The Bear Season 5 gives Carmy one hell of a career pivot


Despite a torrential storm, broken pipes, and a rampaging spoon thief, The Bear Season 5 — and therefore the series as a whole — managed to cook up a happy ending.
The Bear earned not one but two Michelin stars from Michelin inspector Peter Clark (Gary Janetti), who visited the restaurant in Season 4. (The man everyone thought was the inspector in Season 5, played by Peter Grosz, was just a red herring.) Thanks to its new, doubly stellar rating, the Bear is able to stay in business, meaning Sydney (Ayo Edebiri), Tina (Liza Colón-Zayas), Marcus (Lionel Boyce), and the rest of the Bear's staff are able to keep cooking up a storm in the kitchen they worked so hard to build.
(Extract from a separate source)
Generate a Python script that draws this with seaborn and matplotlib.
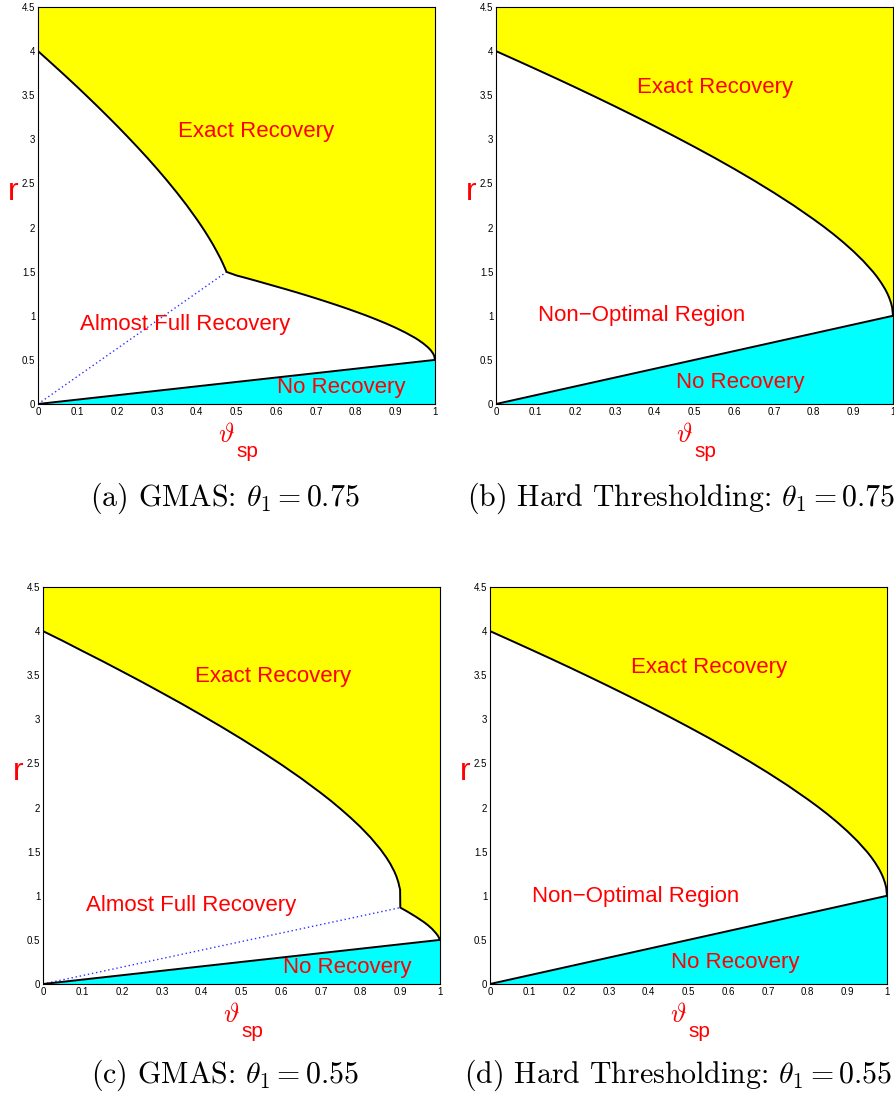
import numpy as np
import pandas as pd
import seaborn as sns
import matplotlib.pyplot as plt

# ---- values ----
# (a) GMAS, theta1 = 0.75 : upper boundary (exact recovery)
gmas75_x = [0, 0.025, 0.05, 0.075, 0.1, 0.125, 0.15, 0.175, 0.2, 0.225, 0.25, 0.275, 0.3,
            0.325, 0.35, 0.375, 0.4, 0.41, 0.42, 0.43, 0.44, 0.45, 0.46, 0.465, 0.47, 0.475,
            0.5, 0.525, 0.55, 0.575, 0.6, 0.625, 0.65, 0.675, 0.7, 0.725, 0.75, 0.775, 0.8,
            0.825, 0.85, 0.875, 0.9, 0.925, 0.95, 0.96, 0.97, 0.98, 0.985, 0.99, 0.995, 0.998, 1.0]
gmas75_r = [4.0, 3.899, 3.797, 3.694, 3.589, 3.482, 3.373, 3.262, 3.149, 3.033, 2.914, 2.792,
            2.665, 2.533, 2.395, 2.25, 2.094, 2.028, 1.96, 1.888, 1.813, 1.732, 1.646, 1.599,
            1.549, 1.497,
            1.457, 1.427, 1.396, 1.364, 1.332, 1.300, 1.267, 1.233, 1.198, 1.162, 1.125, 1.087,
            1.047, 1.006, 0.962, 0.916, 0.866, 0.811, 0.749, 0.72, 0.688, 0.651, 0.630, 0.605,
            0.573, 0.546, 0.5]
gmas75_low_x = [0, 1]
gmas75_low_r = [0, 0.5]
gmas75_dot_x = [0, 0.475]
gmas75_dot_r = [0, 1.497]

# (c) GMAS, theta1 = 0.55
gmas55_x = [0, 0.05, 0.1, 0.15, 0.2, 0.25, 0.3, 0.35, 0.4, 0.45, 0.5, 0.55, 0.6, 0.65, 0.7,
            0.725, 0.75, 0.775, 0.8, 0.825, 0.85, 0.865, 0.875, 0.885, 0.89, 0.895, 0.898,
            0.8995, 0.9, 0.92, 0.94, 0.96, 0.97, 0.98, 0.99, 0.995, 1.0]
gmas55_r = [4.0, 3.889, 3.773, 3.659, 3.541, 3.422, 3.299, 3.175, 3.046, 2.914, 2.778, 2.636,
            2.488, 2.332, 2.165, 2.077, 1.983, 1.884, 1.778, 1.661, 1.527, 1.433, 1.361, 1.275,
            1.222, 1.155, 1.096, 1.07, 0.866, 0.815, 0.76, 0.70, 0.665, 0.625, 0.575, 0.545, 0.5]
gmas55_low_x = [0, 1]
gmas55_low_r = [0, 0.5]
gmas55_dot_x = [0, 0.9]
gmas55_dot_r = [0, 0.866]

# (b), (d) hard thresholding (same boundaries for both theta1)
ht_x = [0, 0.05, 0.1, 0.15, 0.2, 0.25, 0.3, 0.35, 0.4, 0.45, 0.5, 0.55, 0.6, 0.65, 0.7,
        0.75, 0.8, 0.825, 0.85, 0.875, 0.9, 0.925, 0.95, 0.96, 0.97, 0.98, 0.985, 0.99,
        0.995, 0.998, 1.0]
ht_r = [4.0, 3.899, 3.797, 3.694, 3.589, 3.482, 3.373, 3.262, 3.149, 3.033, 2.914, 2.792,
        2.665, 2.533, 2.395, 2.25, 2.094, 2.012, 1.925, 1.832, 1.732, 1.622, 1.497, 1.44,
        1.376, 1.303, 1.260, 1.21, 1.146, 1.091, 1.0]
ht_low_x = [0, 1]
ht_low_r = [0, 1]

x_ticks = [0, 0.1, 0.2, 0.3, 0.4, 0.5, 0.6, 0.7, 0.8, 0.9, 1]
x_ticklabels = ['0', '0.1', '0.2', '0.3', '0.4', '0.5', '0.6', '0.7', '0.8', '0.9', '1']
y_ticks = [0, 0.5, 1, 1.5, 2, 2.5, 3, 3.5, 4, 4.5]
y_ticklabels = ['0', '0.5', '1', '1.5', '2', '2.5', '3', '3.5', '4', '4.5']

sns.set_style('white')
plt.rcParams['font.family'] = ['Liberation Sans', 'DejaVu Sans']
plt.rcParams['mathtext.fontset'] = 'cm'

W, H = 894, 1099
fig = plt.figure(figsize=(W / 100, H / 100), dpi=100)


def px_axes(left, top, right, bottom):
    return fig.add_axes([left / W, 1 - bottom / H, (right - left) / W, (bottom - top) / H])


def draw_panel(ax, up_x, up_r, low_x, low_r, dot_x=None, dot_r=None):
    ax.fill_between(up_x, up_r, 4.5, color='#ffff00', lw=0)
    ax.fill_between(low_x, 0, low_r, color='#00ffff', lw=0)
    if dot_x is not None:
        sns.lineplot(x=dot_x, y=dot_r, ax=ax, color='#3030ff', lw=1.0,
                     linestyle=(0, (1, 2)), estimator=None, sort=False)
    sns.lineplot(x=up_x, y=up_r, ax=ax, color='black', lw=1.4, estimator=None, sort=False)
    sns.lineplot(x=low_x, y=low_r, ax=ax, color='black', lw=1.4, estimator=None, sort=False)

    ax.set_xlim(0, 1)
    ax.set_ylim(0, 4.5)
    ax.set_xticks(x_ticks)
    ax.set_xticklabels(x_ticklabels)
    ax.set_yticks(y_ticks)
    ax.set_yticklabels(y_ticklabels)
    ax.tick_params(direction='in', length=3, width=0.6, top=True, right=True,
                   labelsize=7, pad=2, colors='black')
    for s in ax.spines.values():
        s.set_color('black')
        s.set_linewidth(0.8)

    ax.set_xlabel('')
    ax.set_ylabel('')
    ax.text(-0.063, 0.535, 'r', transform=ax.transAxes, color='red', fontsize=23,
            ha='center', va='center')
    ax.text(0.474, -0.078, r'$\vartheta$', transform=ax.transAxes, color='red',
            fontsize=19, ha='center', va='center')
    ax.text(0.527, -0.12, 'sp', transform=ax.transAxes, color='red',
            fontsize=15, ha='center', va='center')


red = dict(color='red', fontsize=16, ha='center', va='center')

ax_a = px_axes(38, 7, 435, 404)
draw_panel(ax_a, gmas75_x, gmas75_r, gmas75_low_x, gmas75_low_r, gmas75_dot_x, gmas75_dot_r)
ax_a.text(0.55, 3.09, 'Exact Recovery', **red)
ax_a.text(0.37, 0.90, 'Almost Full Recovery', **red)
ax_a.text(0.765, 0.19, 'No Recovery', **red)

ax_b = px_axes(496, 7, 893, 404)
draw_panel(ax_b, ht_x, ht_r, ht_low_x, ht_low_r)
ax_b.text(0.551, 3.59, 'Exact Recovery', **red)
ax_b.text(0.366, 1.00, 'Non\u2212Optimal Region', **red)
ax_b.text(0.615, 0.24, 'No Recovery', **red)

ax_c = px_axes(43, 587, 440, 984)
draw_panel(ax_c, gmas55_x, gmas55_r, gmas55_low_x, gmas55_low_r, gmas55_dot_x, gmas55_dot_r)
ax_c.text(0.58, 3.49, 'Exact Recovery', **red)
ax_c.text(0.372, 0.89, 'Almost Full Recovery', **red)
ax_c.text(0.767, 0.19, 'No Recovery', **red)

ax_d = px_axes(490, 587, 887, 984)
draw_panel(ax_d, ht_x, ht_r, ht_low_x, ht_low_r)
ax_d.text(0.552, 3.59, 'Exact Recovery', **red)
ax_d.text(0.368, 0.99, 'Non\u2212Optimal Region', **red)
ax_d.text(0.618, 0.24, 'No Recovery', **red)

# captions
cap = dict(fontsize=21.5, ha='center', va='center', color='black', family='cmr10')
fig.text(225 / W, 1 - 498 / H, r'(a) GMAS: $\theta_1 = 0.75$', **cap)
fig.text(681 / W, 1 - 498 / H, r'(b) Hard Thresholding: $\theta_1 = 0.75$', **cap)
fig.text(225 / W, 1 - 1075 / H, r'(c) GMAS: $\theta_1 = 0.55$', **cap)
fig.text(678 / W, 1 - 1075 / H, r'(d) Hard Thresholding: $\theta_1 = 0.55$', **cap)

fig.savefig('out.png', dpi=100)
Outside the kitchen, Richie (Ebon Moss-Bachrach) gets the opportunity to fly to Japan for a hospitality conference, and Jess (Sarah Ramos) is coming with him. While I'm not the biggest fan of how The Bear has handled its romances in the past, the reveal of the two holding hands on the plane did cause my Grinch heart to grow three sizes. Elsewhere, Ebra (Edwin Lee Gibson) kickstarts the Beef's ghost kitchen empire, with emphatic approval from Carmy (Jeremy Allen White).
Speaking of Carmy, what happened to The Bear's main Bear?
Season 5 of The Bear finally lets Carmy move on.
In The Bear's series finale, Carmy makes good on his promise from the end of Season 4. He officially leaves the food industry.
His mind was made up before he participated in what might have been the Bear's final night, but even then, that last service was proof that he needed to escape this line of work. Between a blowup fight over his quitting announcement to his panic over a dropped lamb dish, Season 5 made it clearer than ever to Carmy that working in a restaurant simply isn't healthy for him. The reverse is also true: Carmy's behavior in the kitchen has repeatedly created a hostile work environment for his coworkers, something he has grown to recognize and tried to change over the show's run.
In a Season 5 conversation emblematic of Carmy's understanding of his unhealthy relationship with restaurant work, he compares his response to stress to Sydney's own coping mechanism. When she gets frustrated, she heads out to the Bear's empty back alley to yell into the void. Carmy, on the other hand, knows that he would just yell at other people, and that knowledge is why he needs to leave the industry.
Carmy explores a new passion in The Bear's series finale.
While The Bear Season 5 doesn't actually explore Carmy's new life beyond cooking — which feels like a bit of a cop-out given the bombshell of Season 4's ending — it does give viewers a taste of what's in store for ex-chef Carmy. In the series finale, Carmy interviews for an internship at an architecture firm, suggesting a new career path that would still let him exercise his creativity.
The Bear has established Carmy's love of art and design often throughout its run, between his elaborately structured dishes and his gorgeous drawings of his creations. On top of that, Season 4 featured a long sequence of him visiting and admiring famed architect Frank Lloyd Wright's home and studio in Oak Park, just outside of Chicago. Clearly, he has an eye for the field, and in his final appearance at Richie's daughter Eva's (Annabelle Toomey) birthday party, he already seems to be more at peace outside the restaurant world. Here's hoping he can let it rip in his new career.
The Bear Season 5 is now streaming in its entirety on Hulu. Episodes also air Thursday nights at 9 p.m. ET on FX.